PROBLEM REQUIREMENTS =>
Omit pictures and quote the listing below line by line, from its start through the line that holds "return Path(verts, codes)".

RECORDS PROVIDED =>
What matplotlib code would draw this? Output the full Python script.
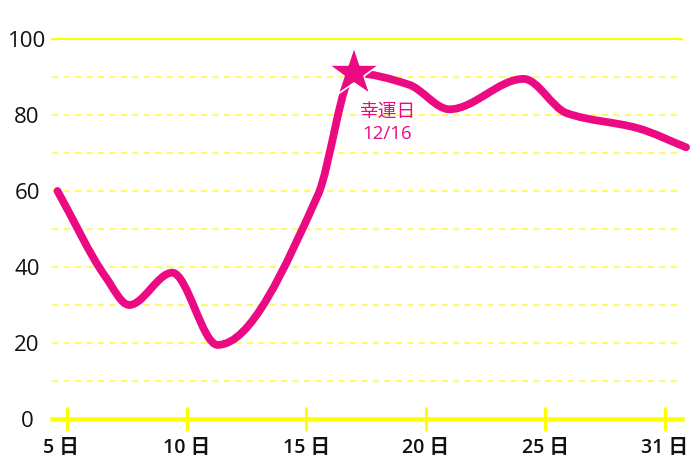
import matplotlib
matplotlib.use('Agg')
import matplotlib.pyplot as plt
from matplotlib.path import Path
from matplotlib.patches import PathPatch
from matplotlib.transforms import ScaledTranslation
import numpy as np

plt.rcParams['font.family'] = ['Open Sans', 'Noto Sans CJK JP', 'DejaVu Sans']

# データ
days = [4.6, 6.6, 7.6, 9.4, 11.3, 15.5, 17.0, 19.3, 21.0, 24.1, 25.9, 28.9, 30.9]
values = [60, 37.5, 30, 38.5, 19.5, 59, 91, 88, 81.5, 89.5, 80.5, 76.5, 71.5]
tick_pos = [5, 10, 15, 20, 25, 30]
tick_labels = ['5 日', '10 日', '15 日', '20 日', '25 日', '31 日']
y_ticks = [0, 20, 40, 60, 80, 100]
lucky_day = 17.0
lucky_value = 91
lucky_text = '幸運日\n12/16'

PINK = '#ec0a82'
YELLOW = '#ffff00'
LIGHT_YELLOW = '#fffa66'


def smooth_path(x, y):
    # 単調3次曲線（Fritsch-Carlson）をベジェ曲線のパスにする
    x = np.asarray(x, float)
    y = np.asarray(y, float)
    h = np.diff(x)
    d = np.diff(y) / h
    m = np.zeros_like(y)
    m[0], m[-1] = d[0], d[-1]
    for k in range(1, len(x) - 1):
        if d[k - 1] * d[k] > 0:
            w1 = 2 * h[k] + h[k - 1]
            w2 = h[k] + 2 * h[k - 1]
            m[k] = (w1 + w2) / (w1 / d[k - 1] + w2 / d[k])
    verts = [(x[0], y[0])]
    codes = [Path.MOVETO]
    for k in range(len(x) - 1):
        verts += [(x[k] + h[k] / 3, y[k] + m[k] * h[k] / 3),
                  (x[k + 1] - h[k] / 3, y[k + 1] - m[k + 1] * h[k] / 3),
                  (x[k + 1], y[k + 1])]
        codes += [Path.CURVE4] * 3
    return Path(verts, codes)


fig = plt.figure(figsize=(7, 4.67), dpi=100)
ax = fig.add_axes([52 / 700, 48 / 467, 630 / 700, 380 / 467])

ax.set_xlim(4.37, 30.73)
ax.set_ylim(0, 100)

# 横の補助線
for v in range(10, 100, 10):
    ax.axhline(v, color=LIGHT_YELLOW, lw=1.5, dashes=(3, 2.5), zorder=1)
ax.axhline(100, color=YELLOW, lw=1.5, zorder=1, clip_on=False)

for s in ['top', 'right', 'left']:
    ax.spines[s].set_visible(False)
ax.spines['bottom'].set_color(YELLOW)
ax.spines['bottom'].set_linewidth(3.3)

ax.set_xticks(tick_pos)
ax.set_xticklabels(tick_labels)
ax.tick_params(axis='x', direction='inout', length=17, width=2.2, color=YELLOW,
               pad=5, labelsize=14, labelcolor='#111111')
ax.set_yticks(y_ticks)
ax.set_yticklabels([str(v) for v in y_ticks])
ax.tick_params(axis='y', length=0, pad=18, labelsize=16, labelcolor='#111111')
for lab in ax.get_yticklabels():
    lab.set_horizontalalignment('center')
for lab in ax.get_xticklabels():
    lab.set_fontweight('semibold')
first = ax.get_xticklabels()[0]
first.set_transform(first.get_transform() + ScaledTranslation(-0.06, 0, fig.dpi_scale_trans))

# 折れ線
patch = PathPatch(smooth_path(days, values), facecolor='none', edgecolor=PINK,
                  lw=5.6, capstyle='round', joinstyle='round', zorder=3, clip_on=False)
ax.add_patch(patch)

# 幸運日の星
ax.plot([lucky_day], [lucky_value], marker='*', markersize=38, color=PINK,
        markeredgecolor='white', markeredgewidth=1.2, zorder=4, clip_on=False)
ax.text(lucky_day + 1.4, lucky_value - 13.2, lucky_text, color=PINK, fontsize=13.5,
        ha='center', va='center', linespacing=1.3, zorder=5)

fig.savefig('out.png', dpi=100)
plt.close(fig)
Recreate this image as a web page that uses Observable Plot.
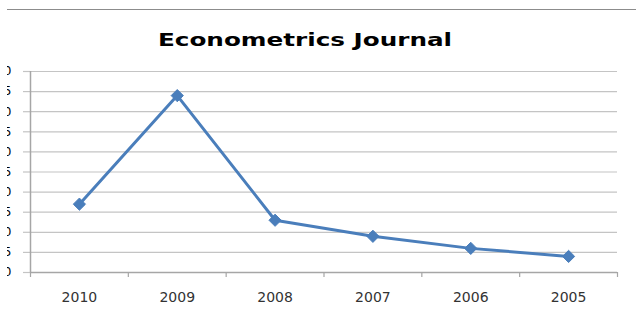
<!DOCTYPE html>
<html>
<head>
<meta charset="utf-8">
<script src="https://cdn.jsdelivr.net/npm/d3@7"></script>
<script src="https://cdn.jsdelivr.net/npm/@observablehq/plot@0.6"></script>
<style>
  html, body { margin: 0; padding: 0; background: #fff; }
  #wrap { position: relative; width: 636px; height: 314px; overflow: hidden; }
  #wrap svg { position: absolute; left: 0; top: 0; clip-path: inset(0 0 0 7px); }
  #topline { position: absolute; left: 7px; top: 9px; width: 629px; border-top: 1.5px solid #8c8c8c; }
  #title { position: absolute; left: 0; top: 31px; width: 610px; text-align: center;
           font: bold 18px/18px "DejaVu Sans", sans-serif; color: #000;
           transform: scaleX(1.37); transform-origin: 50% 50%; white-space: nowrap; }
</style>
</head>
<body>
<div id="wrap">
  <div id="topline"></div>
  <div id="title">Econometrics Journal</div>
</div>
<script>
const years = ["2010", "2009", "2008", "2007", "2006", "2005"];
const values = [17, 44, 13, 9, 6, 4];
const yTicks = [0, 5, 10, 15, 20, 25, 30, 35, 40, 45, 50];

const data = years.map((year, i) => ({i, year, value: values[i]}));
const centers = years.map((_, i) => i);
const boundaries = years.map((_, i) => i - 0.5).concat([years.length - 0.5]);

const blue = "#4a7ebb";
const axisGray = "#a6a6a6";
const gridGray = "#c4c4c4";

const chart = Plot.plot({
  width: 636,
  height: 314,
  marginLeft: 30,
  marginRight: 19,
  marginTop: 71,
  marginBottom: 42,
  style: {background: "transparent", fontFamily: "DejaVu Sans, sans-serif"},
  x: {type: "linear", domain: [-0.5, years.length - 0.5], axis: null, label: null},
  y: {domain: [0, 50], axis: null, label: null},
  marks: [
    Plot.gridY(yTicks, {stroke: gridGray, strokeOpacity: 1, strokeWidth: 1.2}),
    Plot.axisY(yTicks, {tickSize: 7, tickPadding: 12, stroke: gridGray, strokeWidth: 1.2, fill: "#000", fontSize: 12, label: null, tickFormat: d => String(d)}),
    Plot.ruleX([-0.5], {stroke: axisGray, strokeWidth: 1.5}),
    Plot.ruleY([0], {stroke: axisGray, strokeWidth: 1.5}),
    Plot.axisX(boundaries, {tickSize: 5, stroke: axisGray, strokeWidth: 1.2, label: null, tickFormat: () => ""}),
    Plot.axisX(centers, {tickSize: 0, tickPadding: 20, label: null, tickFormat: i => years[i], fontSize: 14, fill: "#333"}),
    Plot.line(data, {x: "i", y: "value", stroke: blue, strokeWidth: 3}),
    Plot.dot(data, {x: "i", y: "value", symbol: "diamond2", r: 5.5, fill: blue, stroke: blue, strokeWidth: 1})
  ]
});
document.getElementById("wrap").prepend(chart);
</script>
</body>
</html>
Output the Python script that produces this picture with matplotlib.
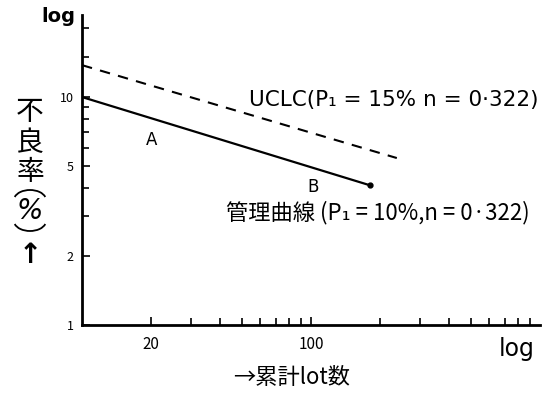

WRITTEN REPLY =>
What matplotlib code would draw this? Output the full Python script.
import matplotlib
matplotlib.use('Agg')
import matplotlib.pyplot as plt
from matplotlib.path import Path
from matplotlib.patches import PathPatch
from matplotlib.transforms import ScaledTranslation
import numpy as np

plt.rcParams['font.family'] = ['Open Sans', 'Noto Sans CJK JP', 'DejaVu Sans']

# データ
days = [4.6, 6.6, 7.6, 9.4, 11.3, 15.5, 17.0, 19.3, 21.0, 24.1, 25.9, 28.9, 30.9]
values = [60, 37.5, 30, 38.5, 19.5, 59, 91, 88, 81.5, 89.5, 80.5, 76.5, 71.5]
tick_pos = [5, 10, 15, 20, 25, 30]
tick_labels = ['5 日', '10 日', '15 日', '20 日', '25 日', '31 日']
y_ticks = [0, 20, 40, 60, 80, 100]
lucky_day = 17.0
lucky_value = 91
lucky_text = '幸運日\n12/16'

PINK = '#ec0a82'
YELLOW = '#ffff00'
LIGHT_YELLOW = '#fffa66'


def smooth_path(x, y):
    # 単調3次曲線（Fritsch-Carlson）をベジェ曲線のパスにする
    x = np.asarray(x, float)
    y = np.asarray(y, float)
    h = np.diff(x)
    d = np.diff(y) / h
    m = np.zeros_like(y)
    m[0], m[-1] = d[0], d[-1]
    for k in range(1, len(x) - 1):
        if d[k - 1] * d[k] > 0:
            w1 = 2 * h[k] + h[k - 1]
            w2 = h[k] + 2 * h[k - 1]
            m[k] = (w1 + w2) / (w1 / d[k - 1] + w2 / d[k])
    verts = [(x[0], y[0])]
    codes = [Path.MOVETO]
    for k in range(len(x) - 1):
        verts += [(x[k] + h[k] / 3, y[k] + m[k] * h[k] / 3),
                  (x[k + 1] - h[k] / 3, y[k + 1] - m[k + 1] * h[k] / 3),
                  (x[k + 1], y[k + 1])]
        codes += [Path.CURVE4] * 3
    return Path(verts, codes)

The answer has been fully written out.